We alternate between life at the school, with Wolverine getting to know everyone, and life with Magneto’s evil Brotherhood, where he is working on a master plan. That plan will serve as the climax of the film with Wolverine joining the X Men and fighting alongside them. This movie has a lot of explaining and introducing to do, yet it still finds time to have a little fun with the audience, throwing in a surprise twist about Magneto’s real plan compared to what we thought it was and who it involved.

 

Bryan Singer has made an excellent film here. The action isn’t just fun, it’s also smart. He doesn’t just make things fly through the air, but sets them up and gives reasons for why they can or can’t fly through the air.
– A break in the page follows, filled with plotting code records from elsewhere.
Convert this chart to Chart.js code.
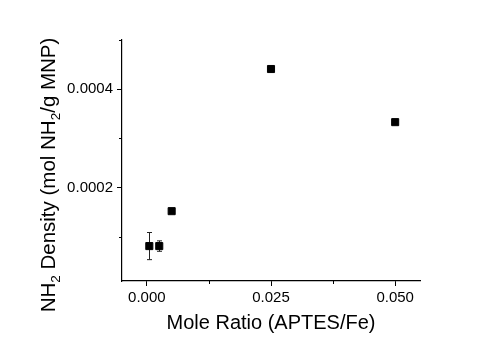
<!DOCTYPE html>
<html>
<head>
<meta charset="utf-8">
<script src="https://cdn.jsdelivr.net/npm/chart.js@4"></script>
<style>
  html, body { margin: 0; padding: 0; background: #fff; }
  #wrap { width: 500px; height: 344px; }
</style>
</head>
<body>
<div id="wrap"><canvas id="nh2-chart" width="500" height="344"></canvas></div>
<script>
// Data
const moleRatio = [0.0005, 0.0025, 0.005, 0.025, 0.05];
const nh2Density = [0.000081, 0.000081, 0.000152, 0.000441, 0.000333];
const nh2Error = [0.0000276, 0.0000106, 0, 0.000002, 0];

// Ticks (major ones get labels, the rest are minor)
const xTicks = [0, 0.0125, 0.025, 0.0375, 0.05];
const xMajor = [0, 0.025, 0.05];
const yTicks = [0.0001, 0.0002, 0.0003, 0.0004, 0.0005];
const yMajor = [0.0002, 0.0004];

const FONT = "'Liberation Sans', Arial, sans-serif";

function isMajor(list, v) {
    return list.some(m => Math.abs(m - v) < 1e-9);
}

// Error bars, drawn behind the square markers
const errorBars = {
    id: 'errorBars',
    beforeDatasetsDraw(chart) {
        const ctx = chart.ctx;
        const xs = chart.scales.x, ys = chart.scales.y;
        ctx.save();
        ctx.strokeStyle = '#222';
        ctx.lineWidth = 1;
        moleRatio.forEach((xv, i) => {
            if (!nh2Error[i]) return;
            const px = Math.round(xs.getPixelForValue(xv)) + 0.5;
            const top = ys.getPixelForValue(nh2Density[i] + nh2Error[i]);
            const bot = ys.getPixelForValue(nh2Density[i] - nh2Error[i]);
            ctx.beginPath();
            ctx.moveTo(px, top); ctx.lineTo(px, bot);
            ctx.moveTo(px - 2.5, top); ctx.lineTo(px + 2.5, top);
            ctx.moveTo(px - 2.5, bot); ctx.lineTo(px + 2.5, bot);
            ctx.stroke();
        });
        ctx.restore();
    }
};

// Short minor tick marks + y title with subscripts
const axisExtras = {
    id: 'axisExtras',
    afterDraw(chart) {
        const ctx = chart.ctx;
        const xs = chart.scales.x, ys = chart.scales.y;
        const area = chart.chartArea;
        ctx.save();
        ctx.strokeStyle = '#000';
        ctx.lineWidth = 1;
        ctx.beginPath();
        xTicks.filter(v => !isMajor(xMajor, v)).forEach(v => {
            const px = Math.round(xs.getPixelForValue(v)) + 0.5;
            ctx.moveTo(px, area.bottom); ctx.lineTo(px, area.bottom + 3);
        });
        yTicks.filter(v => !isMajor(yMajor, v)).forEach(v => {
            const py = Math.round(ys.getPixelForValue(v)) + 0.5;
            ctx.moveTo(area.left, py); ctx.lineTo(area.left - 3, py);
        });
        ctx.stroke();

        // y axis title: NH2 Density (mol NH2/g MNP)
        const parts = [
            ['NH', false], ['2', true], [' Density (mol NH', false], ['2', true], ['/g MNP)', false]
        ];
        const big = '20.5px ' + FONT, small = '13.5px ' + FONT;
        let total = 0;
        parts.forEach(p => { ctx.font = p[1] ? small : big; total += ctx.measureText(p[0]).width; });
        ctx.translate(55, 175);
        ctx.rotate(-Math.PI / 2);
        ctx.fillStyle = '#000';
        ctx.textBaseline = 'alphabetic';
        ctx.textAlign = 'left';
        let x = -total / 2;
        parts.forEach(p => {
            ctx.font = p[1] ? small : big;
            ctx.fillText(p[0], x, p[1] ? 4.5 : 0);
            x += ctx.measureText(p[0]).width;
        });
        ctx.restore();
    }
};

new Chart(document.getElementById('nh2-chart').getContext('2d'), {
    type: 'scatter',
    data: {
        datasets: [{
            label: 'NH2 density',
            data: moleRatio.map((x, i) => ({ x: x, y: nh2Density[i] })),
            pointStyle: 'rect',
            radius: 5,
            backgroundColor: '#000',
            borderColor: '#000',
            borderWidth: 1
        }]
    },
    options: {
        responsive: false,
        animation: false,
        devicePixelRatio: 1,
        layout: { padding: { top: 40, right: 80, left: 0, bottom: 0 } },
        plugins: { legend: { display: false }, tooltip: { enabled: false } },
        scales: {
            x: {
                type: 'linear',
                min: -0.005,
                max: 0.055,
                afterBuildTicks: s => { s.ticks = xTicks.map(v => ({ value: v })); },
                afterFit: s => { s.height = 63; },
                ticks: {
                    autoSkip: false,
                    maxRotation: 0,
                    padding: 3,
                    color: '#000',
                    font: { family: FONT, size: 15 },
                    callback: v => isMajor(xMajor, v) ? v.toFixed(3) : ''
                },
                grid: {
                    drawOnChartArea: false,
                    tickLength: 5,
                    tickColor: c => isMajor(xMajor, c.tick.value) ? '#000' : 'rgba(0,0,0,0)'
                },
                border: { color: '#000', width: 1.2 },
                title: {
                    display: true,
                    text: 'Mole Ratio (APTES/Fe)',
                    color: '#000',
                    font: { family: FONT, size: 20 },
                    padding: { top: 0, bottom: 9 }
                }
            },
            y: {
                type: 'linear',
                min: 0.00001,
                max: 0.0005,
                afterBuildTicks: s => { s.ticks = yTicks.map(v => ({ value: v })); },
                afterFit: s => { s.width = 122; },
                ticks: {
                    autoSkip: false,
                    padding: 4,
                    color: '#000',
                    font: { family: FONT, size: 15 },
                    callback: v => isMajor(yMajor, v) ? v.toFixed(4) : ''
                },
                grid: {
                    drawOnChartArea: false,
                    tickLength: 5,
                    tickColor: c => isMajor(yMajor, c.tick.value) ? '#000' : 'rgba(0,0,0,0)'
                },
                border: { color: '#000', width: 1.2 }
            }
        }
    },
    plugins: [errorBars, axisExtras]
});
</script>
</body>
</html>
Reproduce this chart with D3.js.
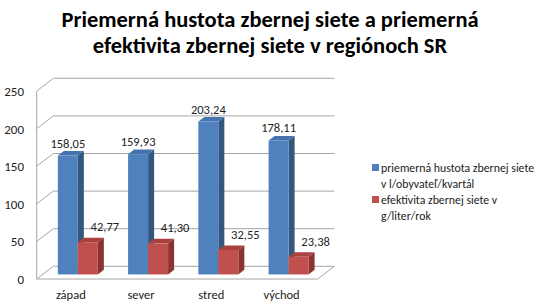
<!DOCTYPE html>
<html>
<head>
<meta charset="utf-8">
<script src="https://cdn.jsdelivr.net/npm/d3@7"></script>
<style>
html, body { margin: 0; padding: 0; background: #fff; }
svg { display: block; font-family: Carlito, Calibri, Lato, sans-serif; }
</style>
</head>
<body>
<svg id="chart" width="540" height="307"></svg>
<script>
// data
const categories = ['západ', 'sever', 'stred', 'východ'];
const hustota = [158.05, 159.93, 203.24, 178.11];
const efektivita = [42.77, 41.30, 32.55, 23.38];
const yTicks = [0, 50, 100, 150, 200, 250];
const seriesNames = [
  ['priemerná hustota zbernej siete', 'v l/obyvateľ/kvartál'],
  ['efektivita zbernej siete v', 'g/liter/rok']
];
const titleLines = ['Priemerná hustota zbernej siete a priemerná', 'efektivita zbernej siete v regiónoch SR'];

const fmt = v => d3.format('.2f')(v).replace('.', ',');

const svg = d3.select('#chart');

// front plane of the 3d box + depth vector
const x = d3.scaleBand().domain(categories).range([36.7, 317.7]);
const y = d3.scaleLinear().domain([0, 250]).range([279, 91]);
const DX = 16.7, DY = -12.7;
const f0 = 0.36, f1 = 0.72;   // bar depth (front/back fraction)
const barW = 20;

const colors = [
  { front: '#4f81bd', side: '#34577f', top: '#4573ad' },
  { front: '#c0504d', side: '#8a3431', top: '#a9423f' }
];
const gridColor = '#a6a6a6';

// title
svg.append('g').selectAll('text').data(titleLines).enter().append('text')
  .attr('x', 270).attr('y', (d, i) => 27 + i * 26)
  .attr('text-anchor', 'middle')
  .attr('font-weight', 700).attr('font-size', 22.5).attr('fill', '#000')
  .text(d => d);

const g = svg.append('g');

// walls / grid
const x0 = x.range()[0], x1 = x.range()[1];
yTicks.forEach(t => {
  const yy = y(t);
  g.append('path')
    .attr('d', `M${x0},${yy}L${x0 + DX},${yy + DY}L${x1 + DX},${yy + DY}`)
    .attr('fill', 'none').attr('stroke', gridColor).attr('stroke-width', 1);
});
g.append('line').attr('x1', x0).attr('x2', x0).attr('y1', y(0)).attr('y2', y(250))
  .attr('stroke', gridColor);
g.append('path')
  .attr('d', `M${x0},${y(0)}L${x1},${y(0)}L${x1 + DX},${y(0) + DY}`)
  .attr('fill', 'none').attr('stroke', gridColor);

// y tick labels
g.selectAll('text.ytick').data(yTicks).enter().append('text')
  .attr('class', 'ytick')
  .attr('x', 24).attr('y', d => y(d) + 5)
  .attr('text-anchor', 'end').attr('font-size', 13).attr('fill', '#222')
  .text(d => d);

// category labels
g.selectAll('text.xcat').data(categories).enter().append('text')
  .attr('class', 'xcat')
  .attr('x', d => x(d) + x.bandwidth() / 2 - 1)
  .attr('y', 299)
  .attr('text-anchor', 'middle').attr('font-size', 12.5).attr('fill', '#222')
  .text(d => d);

// bars
function drawBar(xl, v, c) {
  const ax = xl + f0 * DX, ay0 = y(0) + f0 * DY, ay1 = y(v) + f0 * DY;
  const ddx = (f1 - f0) * DX, ddy = (f1 - f0) * DY;
  const bar = g.append('g');
  bar.append('path')
    .attr('d', `M${ax + barW},${ay0}L${ax + barW + ddx},${ay0 + ddy}L${ax + barW + ddx},${ay1 + ddy}L${ax + barW},${ay1}Z`)
    .attr('fill', c.side);
  bar.append('path')
    .attr('d', `M${ax},${ay1}L${ax + ddx},${ay1 + ddy}L${ax + barW + ddx},${ay1 + ddy}L${ax + barW},${ay1}Z`)
    .attr('fill', c.top);
  bar.append('rect')
    .attr('x', ax).attr('y', ay1).attr('width', barW).attr('height', ay0 - ay1)
    .attr('fill', c.front);
  return { cx: ax + barW / 2, top: ay1 };
}

categories.forEach((cat, i) => {
  const mid = x(cat) + x.bandwidth() / 2;
  const b1 = drawBar(mid - barW, hustota[i], colors[0]);
  const b2 = drawBar(mid, efektivita[i], colors[1]);
  g.append('text').attr('x', b1.cx).attr('y', b1.top - 8)
    .attr('text-anchor', 'middle').attr('font-size', 12.5).attr('fill', '#222')
    .text(fmt(hustota[i]));
  g.append('text').attr('x', b2.cx + 17).attr('y', b2.top - 11)
    .attr('text-anchor', 'middle').attr('font-size', 12.5).attr('fill', '#222')
    .text(fmt(efektivita[i]));
});

// legend
const leg = svg.append('g');
seriesNames.forEach((lines, i) => {
  const top = 164 + i * 32;
  leg.append('rect').attr('x', 372).attr('y', top).attr('width', 7).attr('height', 7)
    .attr('fill', colors[i].front);
  lines.forEach((t, j) => {
    leg.append('text').attr('x', 381).attr('y', top + 7.5 + j * 16)
      .attr('font-size', 11.8).attr('fill', '#222').text(t);
  });
});
</script>
</body>
</html>
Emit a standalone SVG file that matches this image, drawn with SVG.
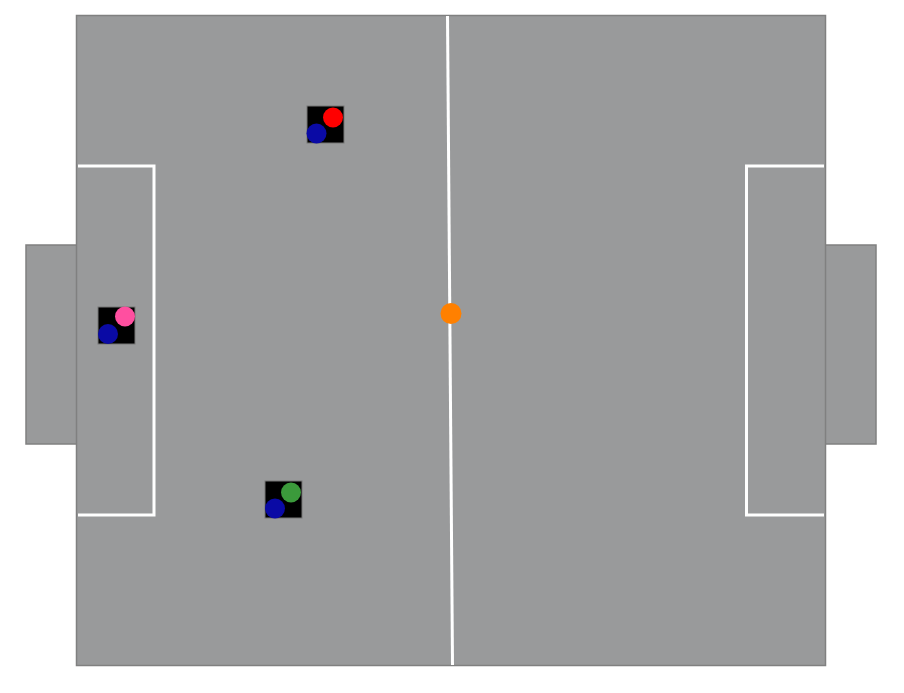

Before Storm can use lightning to strike an enemy, for example, the enemy’s hair starts to rise in the air, through static electricity, indicating that there is lightning generating in the air. She also needs to get the roof of a building taken off, in order to get the lightning in, and it’s a good thing her buddy Cyclops is around to help her with that.

 

 

Singer pulls off a nearly impossible feat with X-Men. He introduces us to a whole world of mutants, to the different characters in this world and their powers, and to ongoing debates and new and devious plans. The action is superb, but so is the story. And Singer employs some serious tricks to manipulate the audience’s attention. They work beautifully, almost invisible to the eye. Before you know it, he has given us all the explanations we need, established the important elements, and moved his film toward a very specific goal. There’s a reason why this movie launched a whole decade of superhero movies. This was the one that showed the impossible could be done if the right person was put in charge.